Even the EU version is dozens of hours long for a casual play through. The game is surprisingly long for only being one disc; They didn’t use a bunch of pre-rendered cutscenes like many of the bigger games did. Those pre-rendered cutscenes take up a lot of disc space, and are why games like Legend of Dragoon and FFVII have multiple discs.
I got to meet Legaia’s creator Hidenori Shibao. He also created Lennus (“Paladin’s Quest” that I enjoyed on SNES in my youth) and its sequel.
luanti https://www.luanti.org/
My family (wife and multiple kids) oddly enough have access to both this and Minecraft and actually prefer Luanti most of the time.
It’s Luanti* - You got the name wrong
ok I edited it
Whoah, when did they change the name?
Just recently
October
Kinda cheating, since this game (hell, entire series; linking my fave entry) has kind of a cult following in Central/Eastern Europe.
Oof, my favorite! It was too good for it’s time.
Gothic 1 is one of the most difficult RPG I’ve ever played, in terms of quest. The sequel, I’d still play it if only it ran on my devices.
The video looked cool but for the picture they had to go with the Pixar face??
Outlaws. An early Spaghetti Western themed FPS from LucasArts. After Dark Forces (Retconned by Rogue One) and before DF2:Jedi Knight (the one with the amazibad FMV cut scenes and the best expansion pack ever), it leveraged the 2.5d engine for all it was worth and did a hand-animated slightly Don-Bluth-esque aesthetic that worked perfectly.
Level design was good. Multiplayer was fun, even though if you tried to LAN with an unswitched hub (it was 1998!) player 3 would lag like motherfucker and be relegated to throwing dynamite and praying. Story was straight out of a Tropes-R-Us, but well executed and with good voice acting (including John de Lancie IIRC). The coup de grace was the soundtrack, Clint Bajakian seemed to inhabit Ennio Morricone’s soul, but with leitmotifs to make John Williams proud. It absolutely elevated the game.
dark forces got a community sourceport, and even a commercial one. outlaws on the other hand which is better in literally every way gets no love.
Outlaws
https://store.steampowered.com/app/559620/Outlaws__A_Handful_of_Missions/
Looks like it’s currently 65% off on GOG:
The original Master of Magic for DOS. It’s STILL being actively modded 32 years post release and has never quite been duplicated.
The Age of Wonders series does a fairly good job with the feel, but it’s just not the same.
Armadillo Run
Robot Alchemic Drive (R.A.D.)
The Saboteur
Saboteur was unexpectedly good
You are the only person I have ever seen mention Armadillo Run.

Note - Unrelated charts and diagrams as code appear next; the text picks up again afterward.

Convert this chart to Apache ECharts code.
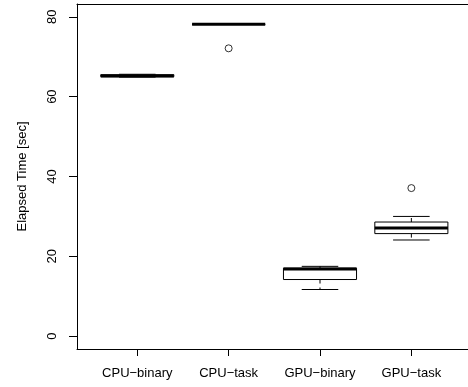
<!DOCTYPE html>
<html>
<head>
<meta charset="utf-8">
<script src="https://cdn.jsdelivr.net/npm/echarts@6/dist/echarts.min.js"></script>
<style>
html,body{margin:0;padding:0;background:#fff;}
#chart{width:468px;height:387px;}
</style>
</head>
<body>
<div id="chart"></div>
<script>
const categories = ['CPU\u2212binary', 'CPU\u2212task', 'GPU\u2212binary', 'GPU\u2212task'];
const whiskerLow = [64.9, 78.1, 11.7, 24.1];
const quartile1 = [65.0, 78.1, 14.2, 25.7];
const median = [65.2, 78.1, 16.85, 27.1];
const quartile3 = [65.5, 78.1, 17.05, 28.6];
const whiskerHigh = [65.6, 78.1, 17.5, 30.0];
const outlierGroup = [2, 4];
const outlierValue = [72.1, 37.1];
const yTicks = [0, 20, 40, 60, 80];
const yTitle = 'Elapsed Time [sec]';

const positions = categories.map((c, i) => i + 1);
const boxData = positions.map((p, i) => [p, whiskerLow[i], quartile1[i], median[i], quartile3[i], whiskerHigh[i]]);
const outlierData = outlierGroup.map((g, i) => [g, outlierValue[i]]);

const chart = echarts.init(document.getElementById('chart'), null, {renderer: 'canvas'});
const font = 'Liberation Sans, Arial, Helvetica, sans-serif';

function renderBox(params, api) {
  const x = api.value(0);
  const lo = api.value(1), q1 = api.value(2), med = api.value(3), q3 = api.value(4), hi = api.value(5);
  const bw = 0.4, sw = 0.2;
  const tl = api.coord([x - bw, q3]);
  const br = api.coord([x + bw, q1]);
  const ml = api.coord([x - bw, med]);
  const mr = api.coord([x + bw, med]);
  const cHi = api.coord([x, hi]);
  const cQ3 = api.coord([x, q3]);
  const cQ1 = api.coord([x, q1]);
  const cLo = api.coord([x, lo]);
  const sHiL = api.coord([x - sw, hi]);
  const sHiR = api.coord([x + sw, hi]);
  const sLoL = api.coord([x - sw, lo]);
  const sLoR = api.coord([x + sw, lo]);
  const stroke = {stroke: '#000', lineWidth: 1, fill: null};
  return {
    type: 'group',
    children: [
      {type: 'line', shape: {x1: cQ3[0], y1: cQ3[1], x2: cHi[0], y2: cHi[1]}, style: Object.assign({lineDash: [4, 4]}, stroke)},
      {type: 'line', shape: {x1: cQ1[0], y1: cQ1[1], x2: cLo[0], y2: cLo[1]}, style: Object.assign({lineDash: [4, 4]}, stroke)},
      {type: 'line', shape: {x1: sHiL[0], y1: sHiL[1], x2: sHiR[0], y2: sHiR[1]}, style: stroke},
      {type: 'line', shape: {x1: sLoL[0], y1: sLoL[1], x2: sLoR[0], y2: sLoR[1]}, style: stroke},
      {type: 'rect', shape: {x: tl[0], y: tl[1], width: br[0] - tl[0], height: br[1] - tl[1]}, style: {stroke: '#000', lineWidth: 1, fill: '#fff'}},
      {type: 'line', shape: {x1: ml[0], y1: ml[1], x2: mr[0], y2: mr[1]}, style: {stroke: '#000', lineWidth: 3}}
    ]
  };
}

chart.setOption({
  animation: false,
  backgroundColor: '#fff',
  grid: {left: 77, top: 4, width: 391, height: 345, show: false, containLabel: false, outerBoundsMode: 'none'},
  xAxis: [{
    type: 'value', min: 0.34, max: 4.62,
    axisLine: {show: true, onZero: false, lineStyle: {color: '#000', width: 1}},
    splitLine: {show: false},
    axisTick: {show: true, customValues: positions, length: 7, lineStyle: {color: '#000'}},
    axisLabel: {show: true, customValues: positions, margin: 18, color: '#000', fontSize: 13, fontFamily: font,
      formatter: v => categories[Math.round(v) - 1] || ''}
  }, {
    type: 'value', min: 0.34, max: 4.62, position: 'top',
    axisLine: {show: true, onZero: false, lineStyle: {color: '#000', width: 1}},
    splitLine: {show: false}, axisTick: {show: false}, axisLabel: {show: false}
  }],
  yAxis: {
    type: 'value', min: -3.2, max: 83.2,
    axisLine: {show: true, onZero: false, lineStyle: {color: '#000', width: 1}},
    splitLine: {show: false},
    axisTick: {show: true, customValues: yTicks, length: 8, lineStyle: {color: '#000'}},
    axisLabel: {show: true, customValues: yTicks, rotate: 90, margin: 18, color: '#000', fontSize: 13, fontFamily: font},
    name: yTitle, nameLocation: 'middle', nameGap: 48, nameRotate: 90,
    nameTextStyle: {color: '#000', fontSize: 13, fontFamily: font}
  },
  series: [
    {type: 'custom', renderItem: renderBox, data: boxData, encode: {x: 0, y: [1, 2, 3, 4, 5]}, clip: false},
    {type: 'scatter', data: outlierData, symbol: 'circle', symbolSize: 7,
      itemStyle: {color: 'transparent', borderColor: '#000', borderWidth: 1}}
  ]
});
</script>
</body>
</html>
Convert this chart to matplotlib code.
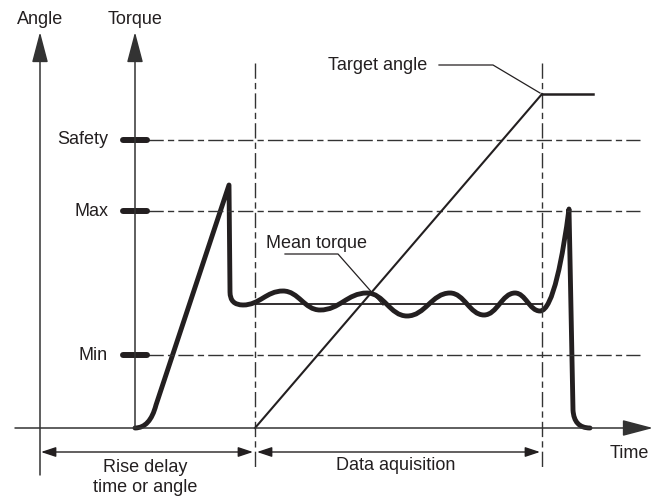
import numpy as np
import matplotlib
matplotlib.use('Agg')
import matplotlib.pyplot as plt
from matplotlib.path import Path
from matplotlib.patches import PathPatch

plt.rcParams['font.family'] = ['Liberation Sans', 'DejaVu Sans']

# diagram geometry, in pixel units of the 660x500 canvas (y grows downwards)
angle_axis_x = 40
torque_axis_x = 135
time_axis_y = 428
axis_top = 32
time_axis_end = 653

limit_names = ['Safety', 'Max', 'Min']
limit_levels = [140, 211, 355]

phase_x = [255, 542]          # start / end of data acquisition
mean_torque = 304

# torque trace: rise, first peak, drop
rise_start = (135, 428)
rise_knee = (156, 405)
first_peak = (229, 185)
drop_end = (230, 292)
settle = (243, 305)
# oscillation extremes during acquisition
wave_x = [243, 283, 320, 367, 407, 450, 484, 515, 540]
wave_y = [305, 291, 310, 293, 316, 293, 315, 293, 311]
# final tightening spike and release
spike_peak = (569, 209)
release = (573, 410)
trace_end = (590, 428)

# angle trace
angle_x = [255, 542, 593]
angle_y = [428, 94, 94]

ink = '#231f20'
axis_ink = '#333333'


def torque_path():
    verts = [rise_start, (150, 428), rise_knee, first_peak, drop_end,
             (230, 305), settle]
    codes = [Path.MOVETO, Path.CURVE3, Path.CURVE3, Path.LINETO, Path.LINETO,
             Path.CURVE3, Path.CURVE3]
    for i in range(len(wave_x) - 1):
        x1, y1, x2, y2 = wave_x[i], wave_y[i], wave_x[i + 1], wave_y[i + 1]
        dx = x2 - x1
        verts += [(x1 + 0.42 * dx, y1), (x2 - 0.42 * dx, y2), (x2, y2)]
        codes += [Path.CURVE4] * 3
    verts += [(553, 311), (563, 255), spike_peak, release,
              (574, 428), trace_end]
    codes += [Path.CURVE4] * 3 + [Path.LINETO] + [Path.CURVE3] * 2
    return Path(verts, codes)


fig = plt.figure(figsize=(6.6, 5), dpi=100)
ax = fig.add_axes([0, 0, 1, 1])
ax.set_xlim(0, 660)
ax.set_ylim(500, 0)
ax.axis('off')

dashdot = (0, (11, 3, 4.5, 3))

# axes with arrow heads
head = '-|>,head_length=1.9,head_width=0.5'
for x0, y0 in [(angle_axis_x, 475), (torque_axis_x, time_axis_y)]:
    ax.annotate('', xy=(x0, axis_top), xytext=(x0, y0),
                arrowprops=dict(arrowstyle=head, color=axis_ink, lw=1.1,
                                mutation_scale=10, shrinkA=0, shrinkB=0))
ax.annotate('', xy=(time_axis_end, time_axis_y), xytext=(15, time_axis_y),
            arrowprops=dict(arrowstyle=head, color=axis_ink, lw=1.1,
                            mutation_scale=10, shrinkA=0, shrinkB=0))

ax.text(angle_axis_x, 20, 'Angle', ha='center', va='center', fontsize=13, color=ink)
ax.text(torque_axis_x, 20, 'Torque', ha='center', va='center', fontsize=13, color=ink)
ax.text(610, 453, 'Time', ha='left', va='center', fontsize=13, color=ink)

# limit levels
for name, lvl in zip(limit_names, limit_levels):
    ax.plot([148, 640], [lvl, lvl], color=axis_ink, lw=1.0, ls=dashdot)
    ax.plot([123, 147], [lvl, lvl], color=ink, lw=4.3, solid_capstyle='round')
    ax.text(108, lvl, name, ha='right', va='center', fontsize=13, color=ink)

# phase boundaries
for px in phase_x:
    ax.plot([px, px], [63, 470], color=axis_ink, lw=1.0, ls=dashdot)

# dimension arrows
dim = '<|-|>,head_length=0.9,head_width=0.3'
ax.annotate('', xy=(angle_axis_x + 1, 452), xytext=(phase_x[0] - 2, 452),
            arrowprops=dict(arrowstyle=dim, color=ink, lw=1.0,
                            mutation_scale=10, shrinkA=0, shrinkB=0))
ax.annotate('', xy=(phase_x[0] + 2, 452), xytext=(phase_x[1] - 2, 452),
            arrowprops=dict(arrowstyle=dim, color=ink, lw=1.0,
                            mutation_scale=10, shrinkA=0, shrinkB=0))
ax.text(145, 467, 'Rise delay', ha='center', va='center', fontsize=13, color=ink)
ax.text(145, 488, 'time or angle', ha='center', va='center', fontsize=13, color=ink)
ax.text(396, 466, 'Data aquisition', ha='center', va='center', fontsize=13, color=ink)

# angle trace
ax.plot(angle_x[:2], angle_y[:2], color=ink, lw=1.5)
ax.plot(angle_x[1:], angle_y[1:], color=ink, lw=1.8)

# mean torque
ax.plot([settle[0], phase_x[1]], [mean_torque, mean_torque], color=ink, lw=1.3)

# torque trace
ax.add_patch(PathPatch(torque_path(), fill=False, edgecolor=ink, lw=3.5,
                       capstyle='round', joinstyle='round'))

# labels with leader lines
ax.text(328, 65, 'Target angle', ha='left', va='center', fontsize=13, color=ink)
ax.plot([439, 493, 540], [65, 65, 93], color=ink, lw=0.9)
ax.text(266, 243, 'Mean torque', ha='left', va='center', fontsize=13, color=ink)
ax.plot([285, 338, 383], [254, 254, 305], color=ink, lw=0.9)

fig.savefig('out.png', dpi=100)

I used to be obsessed with that game.
And you’re the only person I’ve ever seen recognize it in turn.
Part of me wants to ask where you went to college since that’s the only community I knew who played it, but I also wouldn’t post that here.
One of my favorite games is a hidden gem that I never see people mention. It’s called Out of Space and it’s a couch co-op game similar to Overcooked with two major differences, it’s less frenetic so you can play it to chill out, and it’s procedurally generated so you have lots of replayability. For me and my wife it’s the perfect game of “let’s play a round of something”, yet I never see it mentioned anywhere.
This looks great for my wife and I, also our niblings. Thanks.
The Fatal Frame series (maybe the second one here and there) and Kunitsu-Gami. The second one surprised me since it’s relatively new, but I thought it was a great surprise. I loved the hell out of that game.